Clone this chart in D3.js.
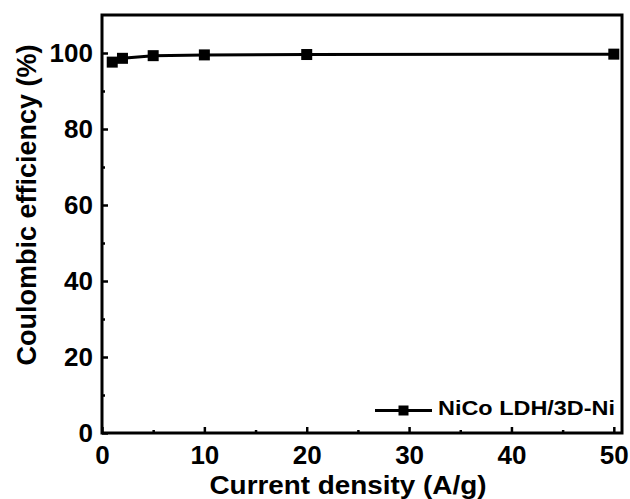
<!DOCTYPE html>
<html>
<head>
<meta charset="utf-8">
<script src="https://cdn.jsdelivr.net/npm/d3@7/dist/d3.min.js"></script>
<style>
  body { margin: 0; background: #fff; }
  svg { display: block; font-family: "Liberation Sans", Arial, sans-serif; font-weight: bold; }
</style>
</head>
<body>
<div id="chart"></div>
<script>
// data
const currentDensity = [1, 2, 5, 10, 20, 50];
const efficiency = [97.6, 98.6, 99.3, 99.5, 99.6, 99.7];
const seriesName = "NiCo LDH/3D-Ni";
const xTicks = [0, 10, 20, 30, 40, 50];
const xMinor = [5, 15, 25, 35, 45];
const yTicks = [0, 20, 40, 60, 80, 100];
const yMinor = [10, 30, 50, 70, 90];

const width = 630, height = 499;
const margin = { top: 15, right: 8, bottom: 66, left: 102 };

const svg = d3.select("#chart").append("svg")
    .attr("width", width)
    .attr("height", height);

const x = d3.scaleLinear()
    .domain([0, 50.8])
    .range([margin.left, width - margin.right]);
const y = d3.scaleLinear()
    .domain([0, 110])
    .range([height - margin.bottom, margin.top]);

// minor ticks
svg.append("g")
    .attr("transform", `translate(0,${y(0)})`)
    .call(d3.axisBottom(x).tickValues(xMinor).tickSize(-3).tickFormat(""))
    .call(g => g.select(".domain").remove())
    .call(g => g.selectAll("line").attr("stroke-width", 2.5));
svg.append("g")
    .attr("transform", `translate(${x(0)},0)`)
    .call(d3.axisLeft(y).tickValues(yMinor).tickSize(-3).tickFormat(""))
    .call(g => g.select(".domain").remove())
    .call(g => g.selectAll("line").attr("stroke-width", 2.5));

// major ticks + labels
svg.append("g")
    .attr("transform", `translate(0,${y(0)})`)
    .call(d3.axisBottom(x).tickValues(xTicks).tickSize(-6).tickPadding(12.5))
    .call(g => g.select(".domain").remove())
    .call(g => g.selectAll("line").attr("stroke-width", 2.5))
    .call(g => g.selectAll("text")
        .attr("font-size", 26).attr("font-weight", "bold")
        .attr("font-family", "'Liberation Sans', Arial, sans-serif")
        .attr("fill", "#000"));
svg.append("g")
    .attr("transform", `translate(${x(0)},0)`)
    .call(d3.axisLeft(y).tickValues(yTicks).tickSize(-6).tickPadding(9))
    .call(g => g.select(".domain").remove())
    .call(g => g.selectAll("line").attr("stroke-width", 2.5))
    .call(g => g.selectAll("text")
        .attr("font-size", 26).attr("font-weight", "bold")
        .attr("font-family", "'Liberation Sans', Arial, sans-serif")
        .attr("fill", "#000"));

// frame
svg.append("rect")
    .attr("x", x(0))
    .attr("y", y(110))
    .attr("width", x(50.8) - x(0))
    .attr("height", y(0) - y(110))
    .attr("fill", "none")
    .attr("stroke", "#000")
    .attr("stroke-width", 3);

// axis titles
svg.append("text")
    .attr("x", (x(0) + x(50.8)) / 2 - 14)
    .attr("y", 494)
    .attr("text-anchor", "middle")
    .attr("font-size", 26.5)
    .attr("textLength", 277)
    .attr("lengthAdjust", "spacingAndGlyphs")
    .text("Current density (A/g)");
svg.append("text")
    .attr("transform", `translate(36,${205}) rotate(-90)`)
    .attr("text-anchor", "middle")
    .attr("font-size", 27)
    .text("Coulombic efficiency (%)");

// series
const line = d3.line()
    .x((d, i) => x(currentDensity[i]))
    .y(d => y(d));
svg.append("path")
    .datum(efficiency)
    .attr("fill", "none")
    .attr("stroke", "#000")
    .attr("stroke-width", 3)
    .attr("d", line);
const ms = 11;
svg.append("g").selectAll("rect")
    .data(efficiency)
    .join("rect")
    .attr("x", (d, i) => x(currentDensity[i]) - ms / 2)
    .attr("y", d => y(d) - ms / 2)
    .attr("width", ms)
    .attr("height", ms)
    .attr("fill", "#000");

// legend
const lg = svg.append("g").attr("transform", "translate(375,410.5)");
lg.append("line")
    .attr("x1", 0).attr("x2", 57)
    .attr("stroke", "#000").attr("stroke-width", 3);
lg.append("rect")
    .attr("x", 28.5 - 5).attr("y", -5)
    .attr("width", 10).attr("height", 10)
    .attr("fill", "#000");
lg.append("text")
    .attr("x", 63)
    .attr("y", 4.5)
    .attr("font-size", 21)
    .attr("textLength", 177)
    .attr("lengthAdjust", "spacingAndGlyphs")
    .text(seriesName);
</script>
</body>
</html>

Task directions =>
Look at the listing and set down only the lines from its start through the line with "66, left: 102", word for word and without pictures.

Answer to this problem =>
Clone this chart in D3.js.
<!DOCTYPE html>
<html>
<head>
<meta charset="utf-8">
<script src="https://cdn.jsdelivr.net/npm/d3@7/dist/d3.min.js"></script>
<style>
  body { margin: 0; background: #fff; }
  svg { display: block; font-family: "Liberation Sans", Arial, sans-serif; font-weight: bold; }
</style>
</head>
<body>
<div id="chart"></div>
<script>
// data
const currentDensity = [1, 2, 5, 10, 20, 50];
const efficiency = [97.6, 98.6, 99.3, 99.5, 99.6, 99.7];
const seriesName = "NiCo LDH/3D-Ni";
const xTicks = [0, 10, 20, 30, 40, 50];
const xMinor = [5, 15, 25, 35, 45];
const yTicks = [0, 20, 40, 60, 80, 100];
const yMinor = [10, 30, 50, 70, 90];

const width = 630, height = 499;
const margin = { top: 15, right: 8, bottom: 66, left: 102 };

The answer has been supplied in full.